It depends on the time an place.
In places like Europe Railways were built to connect cities that had existed for a long time.
In place like the American West frequently cities sprung up alongside railways.
In North America you have to separate out towns and cities that were founded before Railways were a thing, while they were the primary mode of long distance transportation and after they were replaced too a large degree by trucks and cars.
In the days before rail was wide spread, large cities tended to spring on costs and rivers, because humans need water and because boats and ships were a way to transport goods in bulk before the railway was a thing.
In the US in the beginning rivers like the Mississippi and its navigable tributaries (the rivers the flow into it and are big enough to allow boats to move though them) form a natural transportation network and many cities have sprung up around it.

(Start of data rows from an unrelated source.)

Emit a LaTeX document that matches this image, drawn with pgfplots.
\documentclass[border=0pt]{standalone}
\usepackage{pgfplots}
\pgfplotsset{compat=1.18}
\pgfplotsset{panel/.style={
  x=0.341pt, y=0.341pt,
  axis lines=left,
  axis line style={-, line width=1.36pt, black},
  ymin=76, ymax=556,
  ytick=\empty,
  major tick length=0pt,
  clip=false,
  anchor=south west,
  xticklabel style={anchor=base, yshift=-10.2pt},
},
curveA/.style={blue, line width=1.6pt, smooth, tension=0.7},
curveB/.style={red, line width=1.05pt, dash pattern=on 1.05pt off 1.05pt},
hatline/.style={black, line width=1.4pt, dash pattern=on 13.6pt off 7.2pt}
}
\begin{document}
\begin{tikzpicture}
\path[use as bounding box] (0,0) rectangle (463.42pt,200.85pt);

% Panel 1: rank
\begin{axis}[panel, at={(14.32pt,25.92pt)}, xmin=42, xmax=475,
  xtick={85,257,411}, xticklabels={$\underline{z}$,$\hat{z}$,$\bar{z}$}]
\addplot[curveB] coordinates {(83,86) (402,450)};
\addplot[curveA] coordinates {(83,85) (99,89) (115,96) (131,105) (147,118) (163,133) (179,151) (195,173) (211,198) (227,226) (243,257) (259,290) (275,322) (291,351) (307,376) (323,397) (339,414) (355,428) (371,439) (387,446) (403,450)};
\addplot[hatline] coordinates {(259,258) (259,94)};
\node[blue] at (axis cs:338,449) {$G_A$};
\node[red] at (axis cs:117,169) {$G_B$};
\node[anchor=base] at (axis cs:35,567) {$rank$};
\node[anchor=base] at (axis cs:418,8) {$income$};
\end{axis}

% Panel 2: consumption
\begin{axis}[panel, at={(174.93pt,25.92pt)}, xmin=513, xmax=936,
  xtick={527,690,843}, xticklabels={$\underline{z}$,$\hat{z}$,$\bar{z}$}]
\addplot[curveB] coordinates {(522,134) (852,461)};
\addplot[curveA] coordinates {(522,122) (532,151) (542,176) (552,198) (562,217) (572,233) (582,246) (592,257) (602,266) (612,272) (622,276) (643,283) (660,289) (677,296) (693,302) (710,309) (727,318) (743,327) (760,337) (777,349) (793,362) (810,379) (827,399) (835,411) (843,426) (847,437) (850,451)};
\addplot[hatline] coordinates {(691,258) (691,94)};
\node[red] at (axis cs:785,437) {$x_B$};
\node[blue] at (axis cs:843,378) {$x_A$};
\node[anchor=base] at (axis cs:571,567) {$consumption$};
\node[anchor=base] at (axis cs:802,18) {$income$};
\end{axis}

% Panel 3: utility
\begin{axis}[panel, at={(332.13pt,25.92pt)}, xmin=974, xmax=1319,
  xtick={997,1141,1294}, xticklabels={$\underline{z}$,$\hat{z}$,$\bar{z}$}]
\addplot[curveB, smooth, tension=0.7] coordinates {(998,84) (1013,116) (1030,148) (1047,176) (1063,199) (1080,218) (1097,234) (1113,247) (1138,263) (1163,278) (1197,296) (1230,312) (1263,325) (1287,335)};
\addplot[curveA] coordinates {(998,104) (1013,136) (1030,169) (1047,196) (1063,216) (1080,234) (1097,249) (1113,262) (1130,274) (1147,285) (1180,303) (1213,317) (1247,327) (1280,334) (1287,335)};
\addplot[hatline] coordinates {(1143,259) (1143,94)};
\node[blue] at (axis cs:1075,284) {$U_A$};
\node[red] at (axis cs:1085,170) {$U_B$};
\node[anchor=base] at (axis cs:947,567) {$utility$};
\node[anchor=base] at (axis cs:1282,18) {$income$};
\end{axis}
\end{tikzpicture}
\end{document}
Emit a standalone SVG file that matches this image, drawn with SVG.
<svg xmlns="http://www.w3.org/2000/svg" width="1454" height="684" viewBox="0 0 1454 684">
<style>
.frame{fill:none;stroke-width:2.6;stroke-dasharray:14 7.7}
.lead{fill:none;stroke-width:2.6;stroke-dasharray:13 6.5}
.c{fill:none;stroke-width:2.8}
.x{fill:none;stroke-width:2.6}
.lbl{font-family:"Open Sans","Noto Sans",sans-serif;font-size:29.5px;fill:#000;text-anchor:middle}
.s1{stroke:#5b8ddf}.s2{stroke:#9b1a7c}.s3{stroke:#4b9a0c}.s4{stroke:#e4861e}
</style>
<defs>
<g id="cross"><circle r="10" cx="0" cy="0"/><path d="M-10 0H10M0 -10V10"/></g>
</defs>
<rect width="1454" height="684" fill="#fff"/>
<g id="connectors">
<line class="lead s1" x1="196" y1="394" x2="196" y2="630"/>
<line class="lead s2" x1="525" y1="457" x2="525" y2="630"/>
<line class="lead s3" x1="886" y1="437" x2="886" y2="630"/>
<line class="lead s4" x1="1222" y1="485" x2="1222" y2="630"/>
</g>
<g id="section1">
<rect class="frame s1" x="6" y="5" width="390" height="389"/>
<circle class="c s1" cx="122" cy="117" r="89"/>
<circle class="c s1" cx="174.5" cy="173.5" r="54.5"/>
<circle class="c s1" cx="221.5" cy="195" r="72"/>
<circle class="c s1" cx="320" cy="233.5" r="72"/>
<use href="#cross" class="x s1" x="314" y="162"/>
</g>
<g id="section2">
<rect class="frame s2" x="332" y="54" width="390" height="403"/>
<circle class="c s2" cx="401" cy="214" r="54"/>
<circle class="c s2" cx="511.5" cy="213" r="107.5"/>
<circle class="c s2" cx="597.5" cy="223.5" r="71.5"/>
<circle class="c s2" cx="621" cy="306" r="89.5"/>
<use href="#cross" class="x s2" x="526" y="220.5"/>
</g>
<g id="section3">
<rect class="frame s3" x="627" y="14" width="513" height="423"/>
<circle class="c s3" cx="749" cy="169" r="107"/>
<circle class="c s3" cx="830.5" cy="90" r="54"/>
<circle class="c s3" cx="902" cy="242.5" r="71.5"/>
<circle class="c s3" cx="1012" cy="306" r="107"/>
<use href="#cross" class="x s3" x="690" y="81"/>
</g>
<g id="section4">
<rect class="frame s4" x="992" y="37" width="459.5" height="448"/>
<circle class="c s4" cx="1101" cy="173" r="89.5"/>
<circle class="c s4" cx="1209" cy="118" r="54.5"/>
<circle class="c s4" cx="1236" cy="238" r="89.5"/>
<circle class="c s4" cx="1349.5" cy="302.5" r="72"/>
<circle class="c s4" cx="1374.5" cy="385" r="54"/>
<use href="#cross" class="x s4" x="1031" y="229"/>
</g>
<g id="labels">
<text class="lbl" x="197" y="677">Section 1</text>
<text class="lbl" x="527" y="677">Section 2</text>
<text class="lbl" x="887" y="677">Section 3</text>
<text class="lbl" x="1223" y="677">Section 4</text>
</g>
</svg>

The American West lacked such convenient natural transportation networks. When the railway was built to connect the East coast to the west coast it naturally passed by many existing settlements that grew because goods and people could now easily get there.
Some new settlements sprung up around the railway where none existed before, to take advantage of the railway.
If you have heard of the Donner Party or the Oregon Trail you may have some idea that traveling to the west coast over land was a long and difficult thing, that a person might do once in a life-time.
Before the railway was built to connect the east coast to the west coast, the easiest way to transport people from for example Los Angles to New York was to take a ship down to Panama travel across that country over land and take another ship up to the east coast of the US.
The railway made direct travel from one part of the US to another much easier cheaper, faster and safer.
If you were on the railway you were part of the country and could ship goods out to elsewhere and receive goods from elsewhere.
It wasn’t until the US highways system was built that transporting over the road was a viable alternative.